Sunday, September 11, 2011

9/11+10

We began school Thursday across the parking lot at what is now called Our Lady of Guadalupe Academy, the former St. Anthony's School.  I teach the 8th grade religion class and the second day I looked out at the group and reminded myself that they were between the ages of three and four in 2001.  They obviously have no real memory of September 11, nor any real concept of what the events of that almost preternaturally sunny Tuesday meant.  The world that they have grown up in has been shaped by the war on terrorism, much like my childhood was by the Cold War.  I couldn't imagine a world without the Soviet Union, or the fear of nuclear annihilation.  I grew up after the duck and cover days, and only remember one bomb drill during my elementary school years, when I was in first grade.  I can't say I lived in constant fear and loathing, but I knew the threat existed, and more than once wondered if I would live to see adulthood.

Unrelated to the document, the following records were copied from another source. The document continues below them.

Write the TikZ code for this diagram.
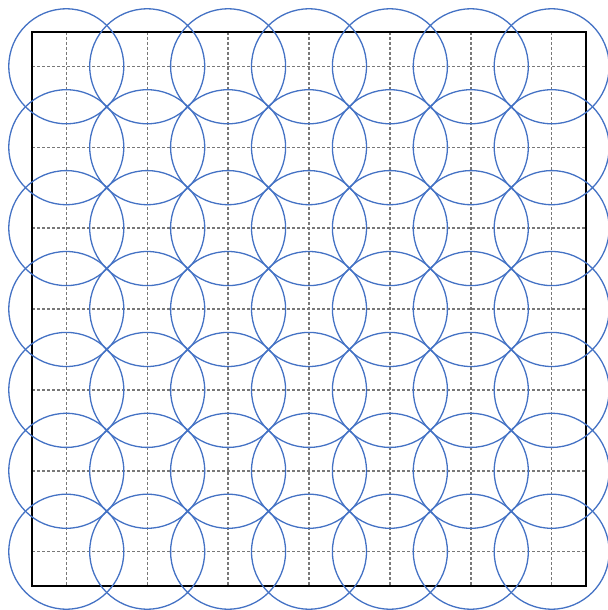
\documentclass[tikz,border=0pt]{standalone}
\definecolor{ringblue}{RGB}{68,114,196}
\definecolor{gridgray}{RGB}{120,120,120}
\begin{document}
\begin{tikzpicture}[x=0.5pt, y=-0.5pt]
    \useasboundingbox (0,0) rectangle (608,610);
    % Grid
    \begin{scope}[dash pattern=on 1.5pt off 1pt, color=gridgray, line width=0.7pt]
      \foreach \k in {0,1,...,6}{
      \draw ({66.3+80.9*\k},32) -- ({66.3+80.9*\k},586);
      \draw (32,{66.3+80.9*\k}) -- (586,{66.3+80.9*\k});
      }
    \end{scope}

    % Frame
      \draw[line width=0.8pt] (32,32) rectangle (586,586);

    % Circles
      \foreach \i in {0,1,...,6}{
      \foreach \j in {0,1,...,6}{
       \draw[color=ringblue, line width=0.65pt] ({66.3+80.9*\i},{66.3+80.9*\j}) circle [radius=28.75pt];
      }
      }
  \end{tikzpicture}
\end{document}
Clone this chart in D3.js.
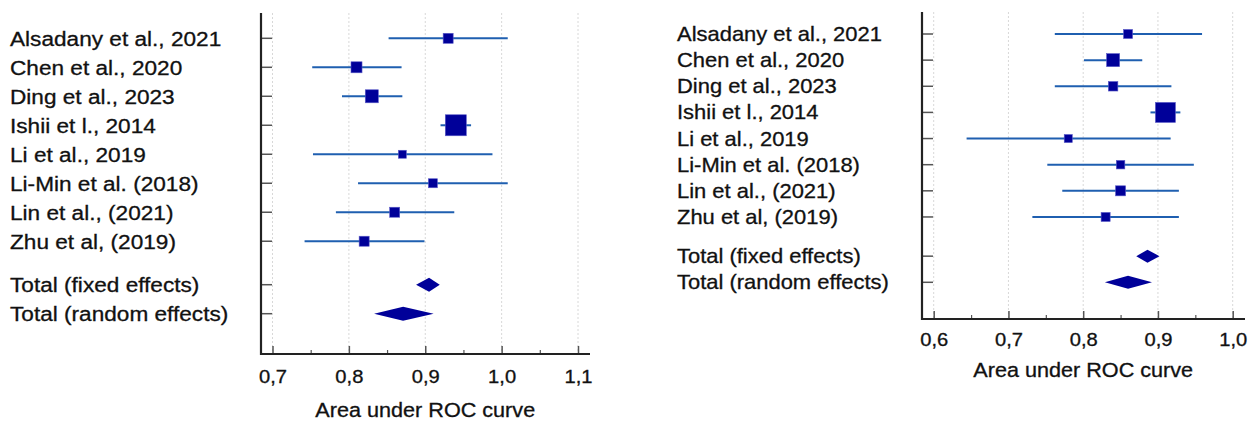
<!DOCTYPE html>
<html>
<head>
<meta charset="utf-8">
<script src="https://cdn.jsdelivr.net/npm/d3@7"></script>
<style>
  body { margin: 0; background: #fff; }
  svg { display: block; font-family: "Liberation Sans", Arial, sans-serif; }
  text { stroke: #111; stroke-width: 0.3px; }
</style>
</head>
<body>
<div id="chart"></div>
<script>
// study labels (same for both panels)
const studies = ['Alsadany et al., 2021', 'Chen et al., 2020', 'Ding et al., 2023', 'Ishii et l., 2014',
  'Li et al., 2019', 'Li-Min et al. (2018)', 'Lin et al., (2021)', 'Zhu et al, (2019)'];
const totals = ['Total (fixed effects)', 'Total (random effects)'];

// left panel: AUC, 95% CI, weight (%)
const leftAuc = [0.930, 0.810, 0.830, 0.940, 0.870, 0.910, 0.860, 0.820];
const leftLow = [0.852, 0.752, 0.791, 0.920, 0.753, 0.812, 0.783, 0.742];
const leftHigh = [1.008, 0.869, 0.870, 0.960, 0.988, 1.008, 0.938, 0.899];
const leftWeight = [8.5, 10.3, 14.4, 37.5, 5.4, 6.9, 8.5, 8.5];
const leftTotAuc = [0.905, 0.871];
const leftTotLow = [0.888, 0.833];
const leftTotHigh = [0.919, 0.911];
const leftTicks = [0.7, 0.8, 0.9, 1.0, 1.1];

// right panel
const rightAuc = [0.860, 0.840, 0.840, 0.910, 0.780, 0.850, 0.850, 0.830];
const rightLow = [0.762, 0.801, 0.762, 0.890, 0.644, 0.752, 0.772, 0.732];
const rightHigh = [0.959, 0.879, 0.918, 0.930, 0.917, 0.948, 0.928, 0.928];
const rightWeight = [7.7, 16.0, 8.5, 37.8, 6.1, 6.8, 9.5, 7.7];
const rightTotAuc = [0.886, 0.860];
const rightTotLow = [0.871, 0.829];
const rightTotHigh = [0.902, 0.892];
const rightTicks = [0.6, 0.7, 0.8, 0.9, 1.0];

const W = 1250, H = 421;
const svg = d3.select('#chart').append('svg').attr('width', W).attr('height', H);

const stretch = 'scale(1.12,1)';  // the source picture is a bit wide
const comma = d3.format('.1f');

function forest(p) {
  const x = d3.scaleLinear().domain(p.domain).range(p.xRange);
  const y = d3.scaleLinear().domain([0, 9.5]).range(p.yRange);
  const size = d3.scaleSqrt().domain([0, 40]).range([0, p.maxBox]);
  const g = svg.append('g');

  const rows = studies.map((s, i) => ({ label: s, pos: i, est: p.auc[i], lo: p.low[i], hi: p.high[i], w: p.weight[i] }));
  const tots = totals.map((s, i) => ({ label: s, pos: 8.5 + i, est: p.totAuc[i], lo: p.totLow[i], hi: p.totHigh[i] }));
  const all = rows.concat(tots);

  // grid
  g.selectAll('.grid').data(p.ticks).enter().append('line')
    .attr('x1', d => x(d)).attr('x2', d => x(d))
    .attr('y1', p.top).attr('y2', p.bottom)
    .attr('stroke', '#d8d8d8').attr('stroke-width', 1).attr('stroke-dasharray', '2,2');

  // x axis ticks (pointing inward)
  const minor = d3.range(p.domain[0] + 0.05, p.domain[1], 0.1);
  g.append('g').attr('transform', `translate(0,${p.bottom})`)
    .call(d3.axisBottom(x).tickValues(minor).tickSize(-4).tickFormat(''))
    .call(a => a.select('.domain').remove())
    .selectAll('line').attr('stroke', '#555').attr('stroke-width', 1.2);
  const ax = g.append('g').attr('transform', `translate(0,${p.bottom})`)
    .call(d3.axisBottom(x).tickValues(p.ticks).tickSize(-8).tickPadding(p.tickPad).tickFormat(d => comma(d).replace('.', ',')))
    .call(a => a.select('.domain').remove());
  ax.selectAll('line').attr('stroke', '#555').attr('stroke-width', 1.5);
  ax.selectAll('text').attr('font-size', 18).attr('fill', '#111')
    .attr('font-family', '"Liberation Sans", Arial, sans-serif').attr('transform', stretch);

  // y axis ticks at rows
  g.selectAll('.ytick').data(all).enter().append('line')
    .attr('x1', p.axisX).attr('x2', p.axisX + 11)
    .attr('y1', d => y(d.pos)).attr('y2', d => y(d.pos))
    .attr('stroke', '#555').attr('stroke-width', 1.5);

  // frame axes
  g.append('path')
    .attr('d', `M${p.axisX},${p.top}V${p.bottom}H${p.axisRight}`)
    .attr('fill', 'none').attr('stroke', '#222').attr('stroke-width', 2.2);

  // CI lines
  g.selectAll('.ci').data(rows).enter().append('line')
    .attr('x1', d => x(d.lo)).attr('x2', d => x(d.hi))
    .attr('y1', d => y(d.pos)).attr('y2', d => y(d.pos))
    .attr('stroke', '#1f5fb0').attr('stroke-width', 2);

  // boxes
  g.selectAll('.box').data(rows).enter().append('rect')
    .attr('x', d => x(d.est) - size(d.w) / 2)
    .attr('y', d => y(d.pos) - size(d.w) / 2)
    .attr('width', d => size(d.w)).attr('height', d => size(d.w))
    .attr('fill', '#000099').attr('stroke', '#5a5ac8').attr('stroke-width', 0.6);

  // diamonds
  g.selectAll('.dia').data(tots).enter().append('path')
    .attr('d', d => {
      const cy = y(d.pos), h = p.diaH / 2;
      return `M${x(d.lo)},${cy}L${x(d.est)},${cy - h}L${x(d.hi)},${cy}L${x(d.est)},${cy + h}Z`;
    })
    .attr('fill', '#000099');

  // labels
  g.selectAll('.lab').data(all).enter().append('text')
    .attr('transform', d => `translate(${p.labelX},${y(d.pos)}) ${stretch}`)
    .attr('dy', '0.36em')
    .attr('font-size', p.labelSize).attr('fill', '#111')
    .text(d => d.label);

  // axis title
  g.append('text')
    .attr('transform', `translate(${(x(p.domain[0]) + x(p.domain[1])) / 2},${p.titleY}) ${stretch}`)
    .attr('text-anchor', 'middle').attr('dy', '0.36em')
    .attr('font-size', 19.3).attr('fill', '#111')
    .text('Area under ROC curve');
}

forest({
  auc: leftAuc, low: leftLow, high: leftHigh, weight: leftWeight,
  totAuc: leftTotAuc, totLow: leftTotLow, totHigh: leftTotHigh, ticks: leftTicks,
  domain: [0.7, 1.1], xRange: [272.5, 578], yRange: [38.3, 313.7],
  axisX: 261, axisRight: 590, top: 13, bottom: 354, tickPad: 16, titleY: 410.5,
  labelX: 10, labelSize: 20.2, maxBox: 21.7, diaH: 14
});

forest({
  auc: rightAuc, low: rightLow, high: rightHigh, weight: rightWeight,
  totAuc: rightTotAuc, totLow: rightTotLow, totHigh: rightTotHigh, ticks: rightTicks,
  domain: [0.6, 1.0], xRange: [933.7, 1232.7], yRange: [34, 282.3],
  axisX: 922, axisRight: 1245, top: 12, bottom: 319, tickPad: 14, titleY: 370.5,
  labelX: 677, labelSize: 19.6, maxBox: 20.6, diaH: 13
});
</script>
</body>
</html>
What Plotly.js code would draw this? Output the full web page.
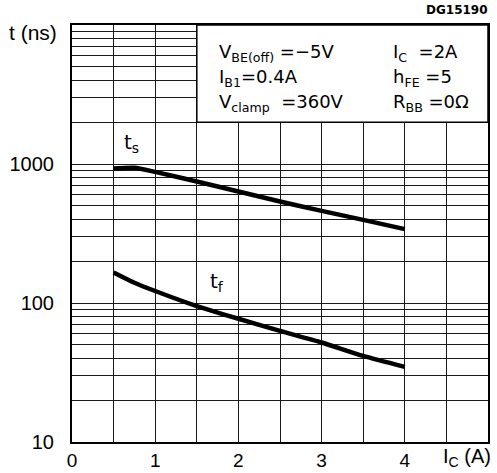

I don't know what's in the heads of these kids.  I know that they have preoccupations that I didn't growing up with in suburban Westchester; gangs are a problem here, the pressure to do drugs, drink and get involved in premarital sex is already upon them.  I'm not sure if they feel any anxiety over the possibility of a dirty bomb going off, or if the sight of one of the low flying jets approaching Newark Airport, right next to us, gives them a slight twinge in the gut.  I know I'm less paranoid now than I was in 2002 or '03, when we had color coded alerts and anthrax scares.  But we still have our reminders that we live in a post-9/11 world; the public service announcements telling us to be suspicious of abandoned bags on subways and the constant war footing that has now become a part of the background noise.  I lived in a time before all this, when you didn't have to empty your pockets before entering Yankee Stadium, or take your belt and shoes off before getting on a plane.  But for those young people, this is life as they've known it; the only normal they've ever experienced. 

Today most of the memorial services and news coverage will focus on remembering the events of ten years ago, and especially the victims.  This is only right.  But I can't help but think of now, and the world our children are inheriting.  I could never have predicted the fall of the Berlin Wall, the symbolic end of the Cold War.  I don't know what the end of the war on terror will look like, but I've got to have the courage to imagine it.  Not so much for me, as for the children, that they might have a chance to shape a new, better reality.